— START —

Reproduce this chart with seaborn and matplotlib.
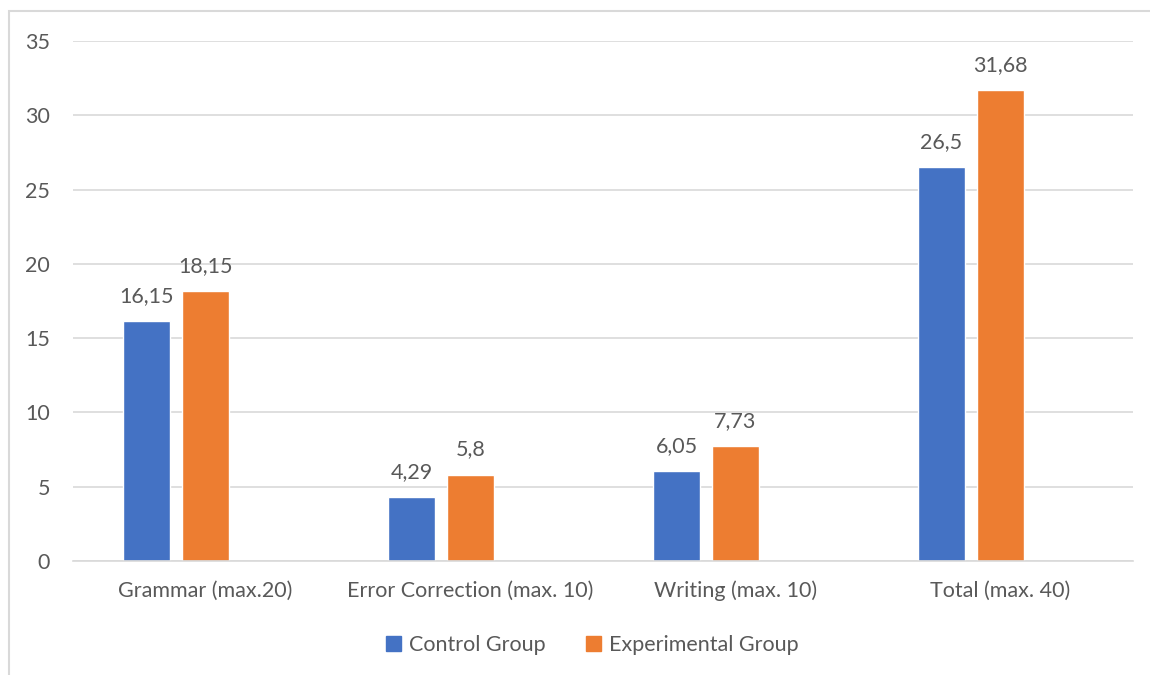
import pandas as pd
import seaborn as sns
import matplotlib.pyplot as plt
from matplotlib.patches import Rectangle, Patch

# données
categories = ["Grammar (max.20)", "Error Correction (max. 10)", "Writing (max. 10)", "Total (max. 40)"]
control = [16.15, 4.29, 6.05, 26.5]
experimental = [18.15, 5.8, 7.73, 31.68]
labels_control = ["16,15", "4,29", "6,05", "26,5"]
labels_experimental = ["18,15", "5,8", "7,73", "31,68"]
groups = ["Control Group", "Experimental Group"]
colors = ["#4472C4", "#ED7D31"]
yticks = [0, 5, 10, 15, 20, 25, 30, 35]

df = pd.DataFrame({
    "Category": categories * 2,
    "Group": [groups[0]] * 4 + [groups[1]] * 4,
    "Score": control + experimental,
})

sns.set_theme(style="white")
plt.rcParams['font.family'] = ['Lato', 'DejaVu Sans']
grey = "#595959"
fs = 15.5

fig = plt.figure(figsize=(11.5, 6.75), dpi=100)
ax = fig.add_axes([73 / 1150, 1 - 561 / 675, 1060 / 1150, 520 / 675])

# troisième série vide (comme dans Excel) pour garder l'espace à droite
palette = {groups[0]: colors[0], groups[1]: colors[1], "_empty": "white"}
sns.barplot(data=df, x="Category", y="Score", hue="Group",
            hue_order=groups + ["_empty"], order=categories,
            palette=palette, width=0.668, gap=0.2, ax=ax, legend=False,
            saturation=1, errorbar=None)

# étiquettes de données
for cont, labs in zip(ax.containers[:2], [labels_control, labels_experimental]):
    ax.bar_label(cont, labels=labs, padding=11, color=grey, fontsize=fs)

ax.set_ylim(0, 35)
ax.set_xlim(-0.5, 3.5)
ax.set_yticks(yticks)
ax.yaxis.grid(True, color="#D9D9D9", linewidth=1.2)
ax.set_axisbelow(True)
for s in ["top", "right", "left"]:
    ax.spines[s].set_visible(False)
ax.spines["bottom"].set_color("#D9D9D9")
ax.spines["bottom"].set_linewidth(1.2)
ax.tick_params(axis="y", length=0, pad=16.5, labelsize=fs, labelcolor=grey)
ax.tick_params(axis="x", length=0, pad=14, labelsize=fs, labelcolor=grey)
ax.set_xlabel("")
ax.set_ylabel("")

handles = [Patch(color=c, label=g) for c, g in zip(colors, groups)]
fig.legend(handles=handles, loc="center", bbox_to_anchor=(0.515, 1 - 645 / 675),
           ncol=2, frameon=False, fontsize=fs, labelcolor=grey,
           handlelength=0.7, handleheight=0.7, handletextpad=0.35, columnspacing=1.9)

# cadre du graphique
fig.patches.append(Rectangle((9 / 1150, -0.1), 1.2, 1 - 11 / 675 + 0.1,
                             transform=fig.transFigure, fill=False,
                             edgecolor="#D9D9D9", linewidth=1.5))

fig.savefig("out.png", dpi=100)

— END —

• [Exercise brief]: Reproduce the data above word for word from its first line through the line that holds "padding=11, color=grey, fontsize=fs)", both ends included; skip pictures.

• [Solved exercise]:
Reproduce this chart with seaborn and matplotlib.
import pandas as pd
import seaborn as sns
import matplotlib.pyplot as plt
from matplotlib.patches import Rectangle, Patch

# données
categories = ["Grammar (max.20)", "Error Correction (max. 10)", "Writing (max. 10)", "Total (max. 40)"]
control = [16.15, 4.29, 6.05, 26.5]
experimental = [18.15, 5.8, 7.73, 31.68]
labels_control = ["16,15", "4,29", "6,05", "26,5"]
labels_experimental = ["18,15", "5,8", "7,73", "31,68"]
groups = ["Control Group", "Experimental Group"]
colors = ["#4472C4", "#ED7D31"]
yticks = [0, 5, 10, 15, 20, 25, 30, 35]

df = pd.DataFrame({
    "Category": categories * 2,
    "Group": [groups[0]] * 4 + [groups[1]] * 4,
    "Score": control + experimental,
})

sns.set_theme(style="white")
plt.rcParams['font.family'] = ['Lato', 'DejaVu Sans']
grey = "#595959"
fs = 15.5

fig = plt.figure(figsize=(11.5, 6.75), dpi=100)
ax = fig.add_axes([73 / 1150, 1 - 561 / 675, 1060 / 1150, 520 / 675])

# troisième série vide (comme dans Excel) pour garder l'espace à droite
palette = {groups[0]: colors[0], groups[1]: colors[1], "_empty": "white"}
sns.barplot(data=df, x="Category", y="Score", hue="Group",
            hue_order=groups + ["_empty"], order=categories,
            palette=palette, width=0.668, gap=0.2, ax=ax, legend=False,
            saturation=1, errorbar=None)

# étiquettes de données
for cont, labs in zip(ax.containers[:2], [labels_control, labels_experimental]):
    ax.bar_label(cont, labels=labs, padding=11, color=grey, fontsize=fs)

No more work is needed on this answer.